— Start of Records shown —

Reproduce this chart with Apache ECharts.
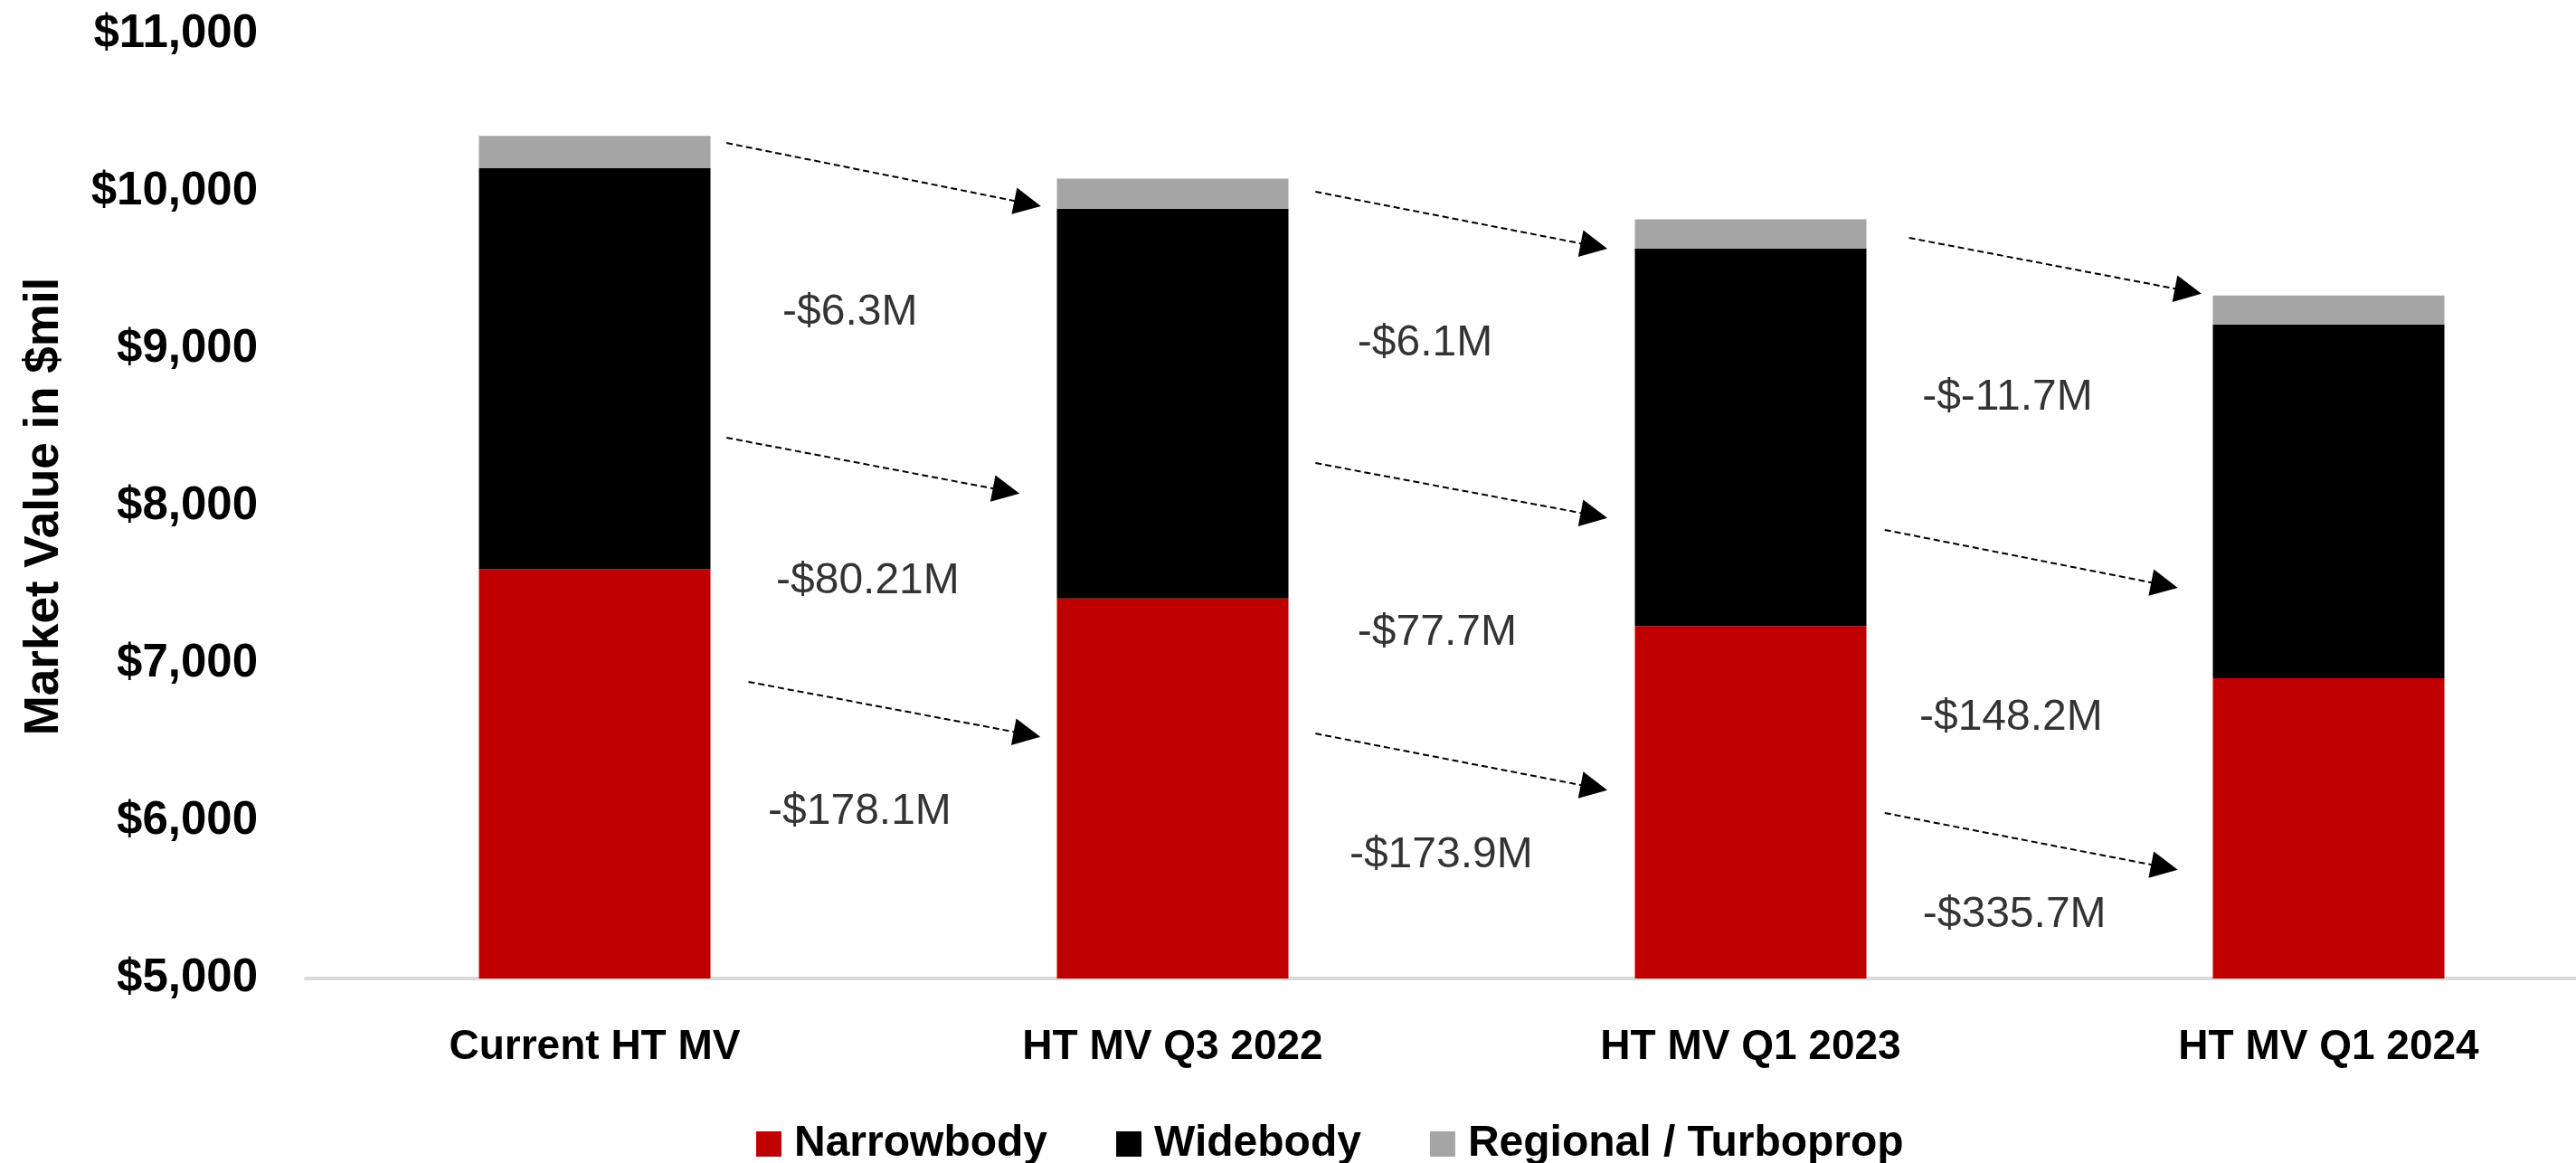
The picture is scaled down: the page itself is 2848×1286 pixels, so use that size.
<!DOCTYPE html>
<html>
<head>
<meta charset="utf-8">
<title>HT MV</title>
<script src="https://cdn.jsdelivr.net/npm/echarts@6/dist/echarts.min.js"></script>
<style>
  html, body { margin: 0; padding: 0; background: #fff; }
  #main { width: 2848px; height: 1286px; }
</style>
</head>
<body>
<div id="main"></div>
<script>
  // categories and stacked values ($mil)
  const categories = ['Current HT MV', 'HT MV Q3 2022', 'HT MV Q1 2023', 'HT MV Q1 2024'];
  const narrowbody = [7600, 7415, 7240, 6908];
  const widebody = [2550, 2477, 2400, 2248];
  const regional = [205, 192, 184, 184];

  // y axis range
  const yMin = 5000;
  const yMax = 11000;
  const yStep = 1000;

  // change arrows: [category position, value] start -> end
  const arrowFrom = [
    [0.228, 10310], [0.228, 8437], [0.266, 6885],
    [1.247, 10000], [1.247, 8276], [1.247, 6557],
    [2.274, 9707], [2.232, 7851], [2.232, 6052]
  ];
  const arrowTo = [
    [0.749, 9925], [0.712, 8098], [0.748, 6552],
    [1.729, 9655], [1.729, 7943], [1.729, 6213],
    [2.757, 9368], [2.716, 7500], [2.716, 5707]
  ];

  // change labels and where they sit
  const changeText = ['-$6.3M', '-$80.21M', '-$178.1M', '-$6.1M', '-$77.7M', '-$173.9M', '-$-11.7M', '-$148.2M', '-$335.7M'];
  const changePos = [
    [0.324, 9230], [0.313, 7523], [0.299, 6057],
    [1.319, 9034], [1.319, 7195], [1.305, 5782],
    [2.296, 8690], [2.291, 6655], [2.297, 5402]
  ];

  const baseFont = "'Liberation Sans', Arial, sans-serif";

  let chart = echarts.init(document.getElementById('main'));

  let option = {
    backgroundColor: '#ffffff',
    animation: false,
    grid: {
      left: 338,
      right: -46,
      top: 38,
      bottom: 204,
      outerBoundsMode: 'none'
    },
    legend: {
      left: 831,
      top: 1236,
      itemWidth: 28,
      itemHeight: 28,
      itemGap: 76,
      icon: 'rect',
      textStyle: {
        fontFamily: baseFont,
        fontWeight: 'bold',
        fontSize: 48,
        color: '#000',
        padding: [0, 0, 0, 9]
      },
      data: ['Narrowbody', 'Widebody', 'Regional / Turboprop']
    },
    xAxis: [
      {
        type: 'category',
        data: categories,
        axisLine: { lineStyle: { color: '#d9d9d9', width: 4 } },
        axisTick: { show: false },
        axisLabel: {
          margin: 53,
          fontFamily: baseFont,
          fontWeight: 'bold',
          fontSize: 46,
          color: '#000'
        }
      },
      {
        // hidden helper axis for placing arrows and notes between bars
        type: 'value',
        min: -0.5,
        max: 3.5,
        show: false
      }
    ],
    yAxis: {
      type: 'value',
      min: yMin,
      max: yMax,
      interval: yStep,
      name: 'Market Value in $mil',
      nameLocation: 'middle',
      nameRotate: 90,
      nameGap: 262,
      nameTextStyle: {
        fontFamily: baseFont,
        fontWeight: 'bold',
        fontSize: 53,
        color: '#000'
      },
      axisLine: { show: false },
      axisTick: { show: false },
      splitLine: { show: false },
      axisLabel: {
        margin: 53,
        fontFamily: baseFont,
        fontWeight: 'bold',
        fontSize: 51,
        color: '#000',
        formatter: function (v) {
          return '$' + v.toLocaleString('en-US');
        }
      }
    },
    series: [
      {
        name: 'Narrowbody',
        type: 'bar',
        stack: 'mv',
        barWidth: 256,
        itemStyle: { color: '#C00000' },
        data: narrowbody
      },
      {
        name: 'Widebody',
        type: 'bar',
        stack: 'mv',
        barWidth: 256,
        itemStyle: { color: '#000000' },
        data: widebody
      },
      {
        name: 'Regional / Turboprop',
        type: 'bar',
        stack: 'mv',
        barWidth: 256,
        itemStyle: { color: '#A5A5A5' },
        data: regional
      },
      {
        type: 'lines',
        coordinateSystem: 'cartesian2d',
        xAxisIndex: 1,
        yAxisIndex: 0,
        symbol: ['none', 'triangle'],
        symbolSize: 30,
        silent: true,
        lineStyle: { color: '#000', width: 2, type: [7, 4], opacity: 1 },
        itemStyle: { color: '#000' },
        data: arrowFrom.map(function (p, i) {
          return { coords: [p, arrowTo[i]] };
        })
      },
      {
        type: 'scatter',
        xAxisIndex: 1,
        yAxisIndex: 0,
        symbolSize: 1,
        itemStyle: { color: 'transparent' },
        silent: true,
        label: {
          show: true,
          position: 'right',
          distance: 0,
          fontFamily: baseFont,
          fontSize: 48,
          color: '#000',
          formatter: function (p) {
            return changeText[p.dataIndex];
          }
        },
        data: changePos
      }
    ]
  };

  chart.setOption(option);
</script>
</body>
</html>
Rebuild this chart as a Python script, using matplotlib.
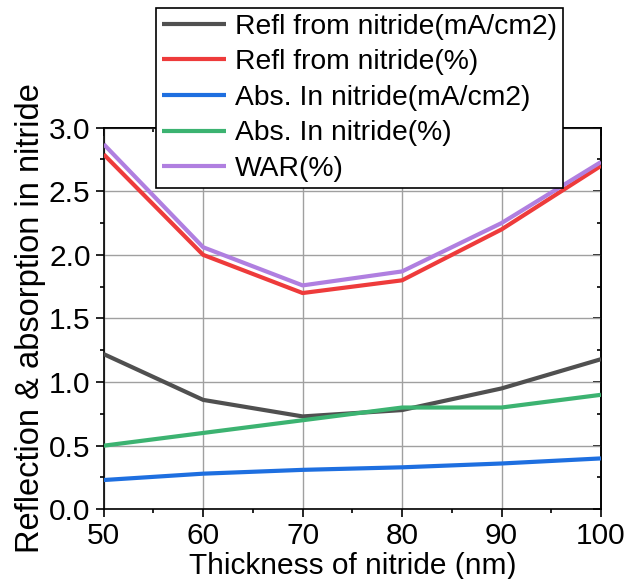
import matplotlib
matplotlib.use("Agg")
import matplotlib.pyplot as plt
from matplotlib.ticker import MultipleLocator, NullFormatter

plt.rcParams['font.family'] = ['Liberation Sans', 'DejaVu Sans']

thickness = [50, 60, 70, 80, 90, 100]
refl_ma = [1.22, 0.86, 0.73, 0.78, 0.95, 1.18]
refl_pct = [2.79, 2.00, 1.70, 1.80, 2.20, 2.70]
abs_ma = [0.23, 0.28, 0.31, 0.33, 0.36, 0.40]
abs_pct = [0.50, 0.60, 0.70, 0.80, 0.80, 0.90]
war_pct = [2.87, 2.06, 1.76, 1.87, 2.25, 2.73]

series = [
    ("Refl from nitride(mA/cm2)", refl_ma, "#505050"),
    ("Refl from nitride(%)", refl_pct, "#EE3B3B"),
    ("Abs. In nitride(mA/cm2)", abs_ma, "#1E6FE0"),
    ("Abs. In nitride(%)", abs_pct, "#3CB371"),
    ("WAR(%)", war_pct, "#B07FE0"),
]

fig = plt.figure(figsize=(6.27, 5.79), dpi=100)
ax = fig.add_axes([0.1654, 0.1204, 0.7931, 0.6591])

for label, vals, color in series:
    ax.plot(thickness, vals, color=color, lw=3, label=label, solid_capstyle='butt', zorder=3)

ax.set_xlim(50, 100)
ax.set_ylim(0, 3.0)
ax.xaxis.set_major_locator(MultipleLocator(10))
ax.xaxis.set_minor_locator(MultipleLocator(5))
ax.yaxis.set_major_locator(MultipleLocator(0.5))
ax.yaxis.set_minor_locator(MultipleLocator(0.25))
ax.yaxis.set_major_formatter(matplotlib.ticker.FormatStrFormatter('%.1f'))
ax.grid(True, which='major', color='#A0A0A0', lw=1, zorder=1)
ax.tick_params(which='both', direction='out', labelsize=21.5, width=1.2, pad=3.5)
ax.tick_params(which='major', length=6)
ax.tick_params(which='minor', length=3)
for s in ax.spines.values():
    s.set_linewidth(1.2)

# inward ticks on top and right
top = ax.secondary_xaxis('top')
top.xaxis.set_major_locator(MultipleLocator(10))
top.xaxis.set_minor_locator(MultipleLocator(5))
top.xaxis.set_major_formatter(NullFormatter())
top.tick_params(which='both', direction='in', width=1.2)
top.tick_params(which='major', length=6)
top.tick_params(which='minor', length=3)
top.spines['top'].set_linewidth(1.2)

right = ax.secondary_yaxis('right')
right.yaxis.set_major_locator(MultipleLocator(0.5))
right.yaxis.set_minor_locator(MultipleLocator(0.25))
right.yaxis.set_major_formatter(NullFormatter())
right.tick_params(which='both', direction='in', width=1.2)
right.tick_params(which='major', length=6)
right.tick_params(which='minor', length=3)
right.spines['right'].set_linewidth(1.2)

ax.set_xlabel("Thickness of nitride (nm)", fontsize=21.5, labelpad=1)
ax.set_ylabel("Reflection & absorption in nitride", fontsize=23.5, labelpad=2)

leg = fig.legend(loc='upper left', bbox_to_anchor=(156/627, 1-8/579), fontsize=20.3,
                 frameon=True, fancybox=False, edgecolor='black', framealpha=1,
                 handlelength=2.3, handletextpad=0.3, labelspacing=0.34, borderpad=0.2,
                 borderaxespad=0)
leg.get_frame().set_linewidth(1.2)
leg.set_zorder(10)

fig.savefig("out.png", dpi=100)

— End of Records shown —

• [Brief]:
Take the lines from the first line of the entries through the line with "let chart = echarts.init(document.getElementById('main'));", inclusive, and give them again exactly, minus any pictures.

• [Right answer]:
Reproduce this chart with Apache ECharts.
The picture is scaled down: the page itself is 2848×1286 pixels, so use that size.
<!DOCTYPE html>
<html>
<head>
<meta charset="utf-8">
<title>HT MV</title>
<script src="https://cdn.jsdelivr.net/npm/echarts@6/dist/echarts.min.js"></script>
<style>
  html, body { margin: 0; padding: 0; background: #fff; }
  #main { width: 2848px; height: 1286px; }
</style>
</head>
<body>
<div id="main"></div>
<script>
  // categories and stacked values ($mil)
  const categories = ['Current HT MV', 'HT MV Q3 2022', 'HT MV Q1 2023', 'HT MV Q1 2024'];
  const narrowbody = [7600, 7415, 7240, 6908];
  const widebody = [2550, 2477, 2400, 2248];
  const regional = [205, 192, 184, 184];

  // y axis range
  const yMin = 5000;
  const yMax = 11000;
  const yStep = 1000;

  // change arrows: [category position, value] start -> end
  const arrowFrom = [
    [0.228, 10310], [0.228, 8437], [0.266, 6885],
    [1.247, 10000], [1.247, 8276], [1.247, 6557],
    [2.274, 9707], [2.232, 7851], [2.232, 6052]
  ];
  const arrowTo = [
    [0.749, 9925], [0.712, 8098], [0.748, 6552],
    [1.729, 9655], [1.729, 7943], [1.729, 6213],
    [2.757, 9368], [2.716, 7500], [2.716, 5707]
  ];

  // change labels and where they sit
  const changeText = ['-$6.3M', '-$80.21M', '-$178.1M', '-$6.1M', '-$77.7M', '-$173.9M', '-$-11.7M', '-$148.2M', '-$335.7M'];
  const changePos = [
    [0.324, 9230], [0.313, 7523], [0.299, 6057],
    [1.319, 9034], [1.319, 7195], [1.305, 5782],
    [2.296, 8690], [2.291, 6655], [2.297, 5402]
  ];

  const baseFont = "'Liberation Sans', Arial, sans-serif";

  let chart = echarts.init(document.getElementById('main'));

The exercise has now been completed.